A nice discussion on Quora:

The short answer is that it is ok if the sentence makes sense. Write like you speak.

Some of the comments I enjoyed are below:

  • It is not unheard of.
  • Winston Churchill, reprimanded by his editor for ending a sentence with a preposition, put it best: “This is the sort of thing up with which I will not put.”

From Rutgers professor Jack Lynch:

Prepositions at the End:  Along with split infinitives, a favorite bugbear of the traditionalists. Whatever the merit of the rule — and both historically and logically, there’s not much — there’s a substantial body of opinion against end-of-sentence prepositions; if you want to keep the crusty old-timers happy, try to avoid ending written sentences (and clauses) with prepositions, such asto,with, from, at, and in. Instead of writing “The topics we want to write on,” where the preposition on ends the clause, consider “The topics on which we want to write.” Prepositions should usually go before (pre-position) the words they modify.

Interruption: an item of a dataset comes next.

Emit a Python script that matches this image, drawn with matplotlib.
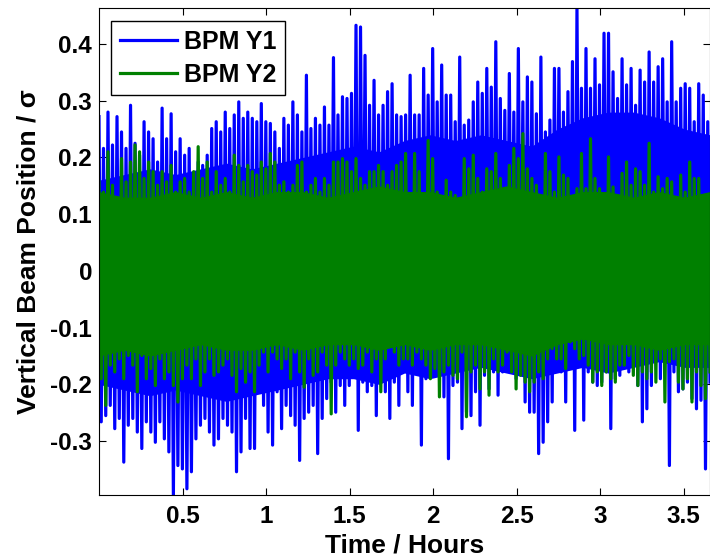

On the other hand — and it’s a big other hand — old-timers shouldn’t always dictate your writing, and you don’t deserve your writing license if you elevate this rough guideline into a superstition. Don’t let it make your writing clumsy or obscure; if a sentence is more graceful with a final preposition, let it stand. For instance, “He gave the public what it longed for” is clear and idiomatic, even though it ends with a preposition; “He gave the public that for which it longed” avoids the problem but doesn’t look like English. A sentence becomes unnecessarily obscure when it’s filled with from whoms and with whiches.



It’s bedtime. Dad says “Go upstairs and get ready and I’ll come up to read to you.”   He brings up the wrong book and his child says

“Daddy, what did you bring that book I don’t want to be read to out of up for?”


Should you end a sentence with a preposition? Or perhaps with six of them…
An Australian decides to visit his cousin in London. The cousin, however, doesn’t think much of England when compared with Oz. He asks, “What do you want to come up here from down under for?”